(Required work) Word for word, copy all the data and drop the pictures.

(Source material)

··········

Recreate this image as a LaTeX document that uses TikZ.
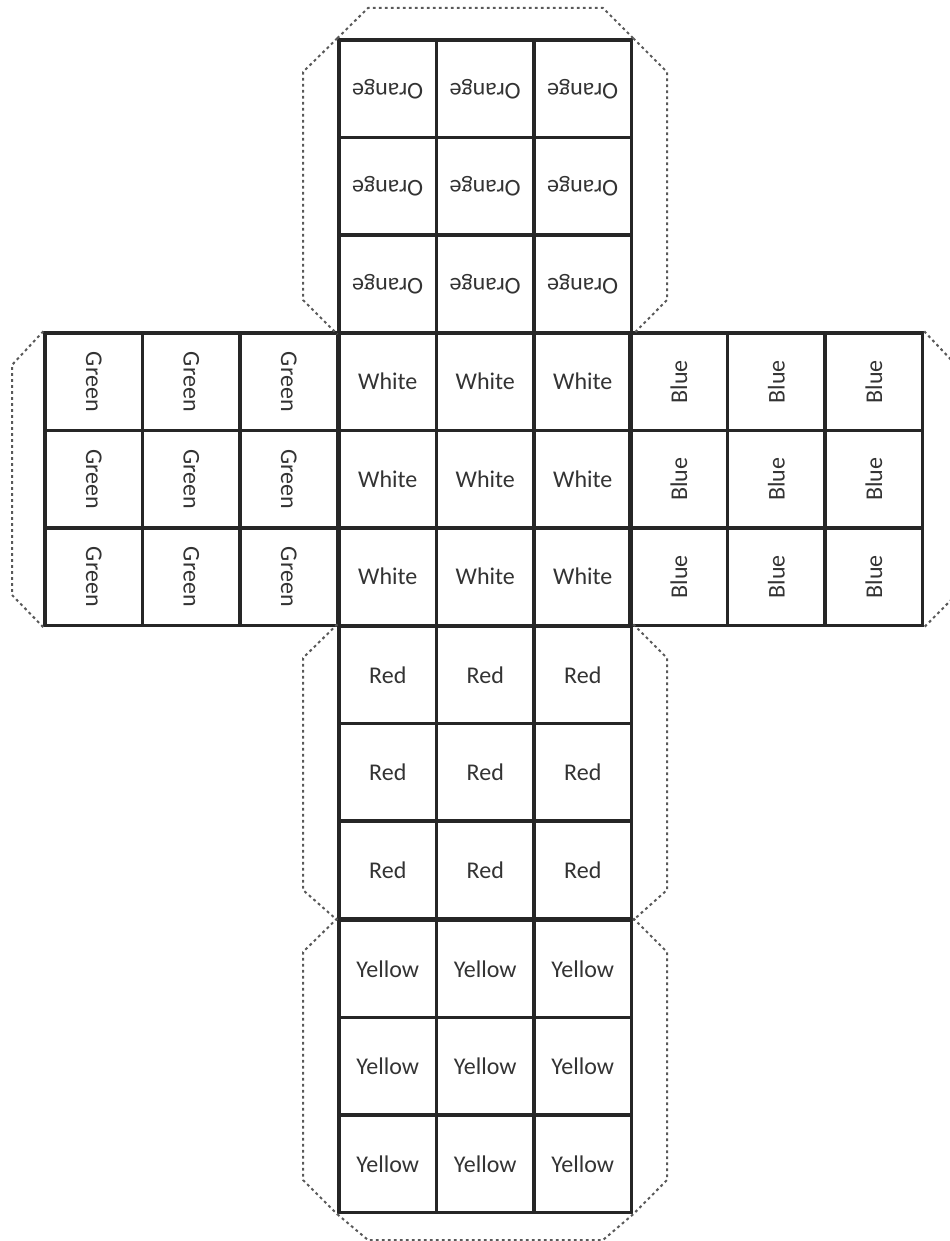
\documentclass[tikz,border=0pt]{standalone}
\usepackage{fontspec}
\setmainfont{Carlito}
\usetikzlibrary{positioning,calc}
\definecolor{netline}{gray}{0.15}
\definecolor{tabline}{gray}{0.35}
\tikzset{
  net/.style={x=0.5pt,y=-0.5pt,font=\fontsize{12}{14}\selectfont},
  cell/.style={draw=netline,line width=1.7pt,minimum size=48.75pt,inner sep=0pt,
               text=black!80},
  tab/.style={draw=tabline,line width=1pt,dash pattern=on 1.4pt off 1.6pt},
}

\begin{document}
\begin{tikzpicture}[net]
\useasboundingbox (0,0) rectangle (949,1241);

% --- the six faces, three by three stickers each
\foreach \f/\fx/\fy/\txt/\rot in {O/339/40/Orange/180, G/45/333/Green/-90,
    W/339/333/White/0, B/630/333/Blue/90, R/339/626/Red/0, Y/339/920/Yellow/0}{
  \foreach \r in {1,2,3}{
    \foreach \c in {1,2,3}{
      \node[cell] (\f\r\c) at ({\fx+(\c-0.5)*97.5},{\fy+(\r-0.5)*97.5})
           {\rotatebox{\rot}{\txt}};
    }
  }
}

% --- glue tabs round the net
\draw[tab] (O11.north west) -- (303,72) -- (303,300) -- (O31.south west);
\draw[tab] (O11.north west) -- (368,8) -- (603,8) -- (O13.north east);
\draw[tab] (O13.north east) -- (667,72) -- (667,300) -- (O33.south east);

\draw[tab] (G11.north west) -- (12,365) -- (12,595) -- (G31.south west);
\draw[tab] (B13.north east) -- (956,365) -- (956,595) -- (B33.south east);

\draw[tab] (R11.north west) -- (303,658) -- (303,890) -- (R31.south west);
\draw[tab] (R13.north east) -- (667,658) -- (667,890) -- (R33.south east);

\draw[tab] (Y11.north west) -- (303,952) -- (303,1180) -- (Y31.south west);
\draw[tab] (Y13.north east) -- (667,952) -- (667,1180) -- (Y33.south east);
\draw[tab] (Y31.south west) -- (368,1240) -- (603,1240) -- (Y33.south east);

\end{tikzpicture}
\end{document}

··········

(Task result)
Recreate this image as a LaTeX document that uses TikZ.
\documentclass[tikz,border=0pt]{standalone}
\usepackage{fontspec}
\setmainfont{Carlito}
\usetikzlibrary{positioning,calc}
\definecolor{netline}{gray}{0.15}
\definecolor{tabline}{gray}{0.35}
\tikzset{
  net/.style={x=0.5pt,y=-0.5pt,font=\fontsize{12}{14}\selectfont},
  cell/.style={draw=netline,line width=1.7pt,minimum size=48.75pt,inner sep=0pt,
               text=black!80},
  tab/.style={draw=tabline,line width=1pt,dash pattern=on 1.4pt off 1.6pt},
}

\begin{document}
\begin{tikzpicture}[net]
\useasboundingbox (0,0) rectangle (949,1241);

% --- the six faces, three by three stickers each
\foreach \f/\fx/\fy/\txt/\rot in {O/339/40/Orange/180, G/45/333/Green/-90,
    W/339/333/White/0, B/630/333/Blue/90, R/339/626/Red/0, Y/339/920/Yellow/0}{
  \foreach \r in {1,2,3}{
    \foreach \c in {1,2,3}{
      \node[cell] (\f\r\c) at ({\fx+(\c-0.5)*97.5},{\fy+(\r-0.5)*97.5})
           {\rotatebox{\rot}{\txt}};
    }
  }
}

% --- glue tabs round the net
\draw[tab] (O11.north west) -- (303,72) -- (303,300) -- (O31.south west);
\draw[tab] (O11.north west) -- (368,8) -- (603,8) -- (O13.north east);
\draw[tab] (O13.north east) -- (667,72) -- (667,300) -- (O33.south east);

\draw[tab] (G11.north west) -- (12,365) -- (12,595) -- (G31.south west);
\draw[tab] (B13.north east) -- (956,365) -- (956,595) -- (B33.south east);

\draw[tab] (R11.north west) -- (303,658) -- (303,890) -- (R31.south west);
\draw[tab] (R13.north east) -- (667,658) -- (667,890) -- (R33.south east);

\draw[tab] (Y11.north west) -- (303,952) -- (303,1180) -- (Y31.south west);
\draw[tab] (Y13.north east) -- (667,952) -- (667,1180) -- (Y33.south east);
\draw[tab] (Y31.south west) -- (368,1240) -- (603,1240) -- (Y33.south east);

\end{tikzpicture}
\end{document}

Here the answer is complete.